Im Gesetz ist jetzt schon die Haushaltsführung als vollwertiger Beitrag zum Familienunterhalt anerkannt (§ 1360). Die geplante Gesetzesänderung sieht darüber hinaus eine "angemessene Teilhabe" des haushaltsführenden Partners am Geldeinkommen vor. Auch soll es eine Auskunftspflicht der Ehepartner über die Höhe ihres Einkommens geben, damit der/die andere sich ein genaues Bild von der finanziellen Situation der Familie machen kann. Eigentlich selbstverständlich, sollte man meinen. Aber selbstverständlich ist heute nur, daß der Partner von der Familienarbeit entlastet wird und davon profitiert, daß die Kinder gut betreut sind und der Haushalt in Schuß ist.

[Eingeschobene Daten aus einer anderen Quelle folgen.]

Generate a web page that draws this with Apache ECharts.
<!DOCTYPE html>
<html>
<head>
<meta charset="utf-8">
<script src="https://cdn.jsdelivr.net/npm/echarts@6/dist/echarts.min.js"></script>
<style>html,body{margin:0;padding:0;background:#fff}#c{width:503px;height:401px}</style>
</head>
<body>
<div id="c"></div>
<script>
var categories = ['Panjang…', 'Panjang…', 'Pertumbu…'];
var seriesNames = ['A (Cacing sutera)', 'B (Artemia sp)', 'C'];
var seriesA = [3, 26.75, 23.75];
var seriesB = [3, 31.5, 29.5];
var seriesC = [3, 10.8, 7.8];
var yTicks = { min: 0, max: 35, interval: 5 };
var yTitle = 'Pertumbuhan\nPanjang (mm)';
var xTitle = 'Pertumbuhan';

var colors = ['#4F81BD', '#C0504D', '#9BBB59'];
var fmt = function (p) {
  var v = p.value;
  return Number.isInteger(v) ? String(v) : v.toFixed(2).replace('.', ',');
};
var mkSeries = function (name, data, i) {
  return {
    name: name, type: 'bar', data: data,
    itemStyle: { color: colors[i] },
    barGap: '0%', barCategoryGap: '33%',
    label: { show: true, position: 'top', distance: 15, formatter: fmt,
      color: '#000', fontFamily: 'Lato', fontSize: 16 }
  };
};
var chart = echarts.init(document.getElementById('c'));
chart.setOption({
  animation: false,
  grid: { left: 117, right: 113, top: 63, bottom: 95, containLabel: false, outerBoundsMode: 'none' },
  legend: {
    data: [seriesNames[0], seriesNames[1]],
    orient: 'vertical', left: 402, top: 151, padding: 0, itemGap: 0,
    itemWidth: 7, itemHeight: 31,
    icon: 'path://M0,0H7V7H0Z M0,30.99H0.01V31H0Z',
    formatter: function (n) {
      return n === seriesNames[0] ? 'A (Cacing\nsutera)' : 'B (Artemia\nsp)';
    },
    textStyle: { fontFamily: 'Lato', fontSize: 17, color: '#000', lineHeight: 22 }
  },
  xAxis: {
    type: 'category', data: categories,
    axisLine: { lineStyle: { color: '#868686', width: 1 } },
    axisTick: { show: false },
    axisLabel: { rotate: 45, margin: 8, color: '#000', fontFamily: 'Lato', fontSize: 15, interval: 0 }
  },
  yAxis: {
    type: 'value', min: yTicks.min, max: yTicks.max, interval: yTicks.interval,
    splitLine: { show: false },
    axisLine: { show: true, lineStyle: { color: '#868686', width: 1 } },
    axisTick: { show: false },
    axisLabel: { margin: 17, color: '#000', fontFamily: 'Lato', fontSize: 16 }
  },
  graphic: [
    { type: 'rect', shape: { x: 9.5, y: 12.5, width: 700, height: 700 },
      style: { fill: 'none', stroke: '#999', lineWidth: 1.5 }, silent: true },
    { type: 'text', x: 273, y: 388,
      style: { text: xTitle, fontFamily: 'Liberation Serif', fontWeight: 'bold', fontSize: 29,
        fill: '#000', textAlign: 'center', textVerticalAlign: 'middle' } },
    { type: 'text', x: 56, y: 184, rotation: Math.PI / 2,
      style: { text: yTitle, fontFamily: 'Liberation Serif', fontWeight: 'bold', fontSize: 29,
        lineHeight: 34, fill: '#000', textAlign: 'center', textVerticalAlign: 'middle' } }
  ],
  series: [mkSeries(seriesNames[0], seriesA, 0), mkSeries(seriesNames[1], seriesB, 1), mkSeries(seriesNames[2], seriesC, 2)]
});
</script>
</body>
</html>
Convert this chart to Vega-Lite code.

Umgekehrt muß der Partner/die Partnerin genauso vom Geld profitieren.

Eines muß man sich zu der Gesetzesänderung freilich dazudenken: Ist die Familienfrau auch erwerbstätig, muß es auch "angemessene Teilhabe" des anderen an der Familienhausarbeit geben.

Der Druck wird größer
Für immer mehr Familien reicht ein Erwerbseinkommen, ja reichen oft sogar zwei nicht aus, um all die Dinge zu finanzieren, die zum Leben notwendig sind. Das Heidelberger Familienbüro hat errechnet, daß in einer Familie mit zwei Kindern und einem recht ordentlichen Einkommen (DM 60 000 brutto im Jahr) für die Eltern pro Kopf nur wenig mehr als Sozialhilfeniveau bleibt. Immer größer wird der Zwang für Mutter und Vater, Geld zu verdienen. Das bedeutet oft eine 70-Stunden-Woche für beide. Hier kann nur ein verbesserter Familienlastenausgleich oder, noch besser, ein Gehalt für Familienarbeit helfen. Schon allein, um die finanzielle und arbeitsmäßige überlastung der Familien im Vergleich zu den meisten Menschen ohne Kinder abzubauen. Die ungerechteste Lösung ist, daß sich einseitig die Arbeitsbelastung der Frau und Mutter verdoppelt oder verdreifacht.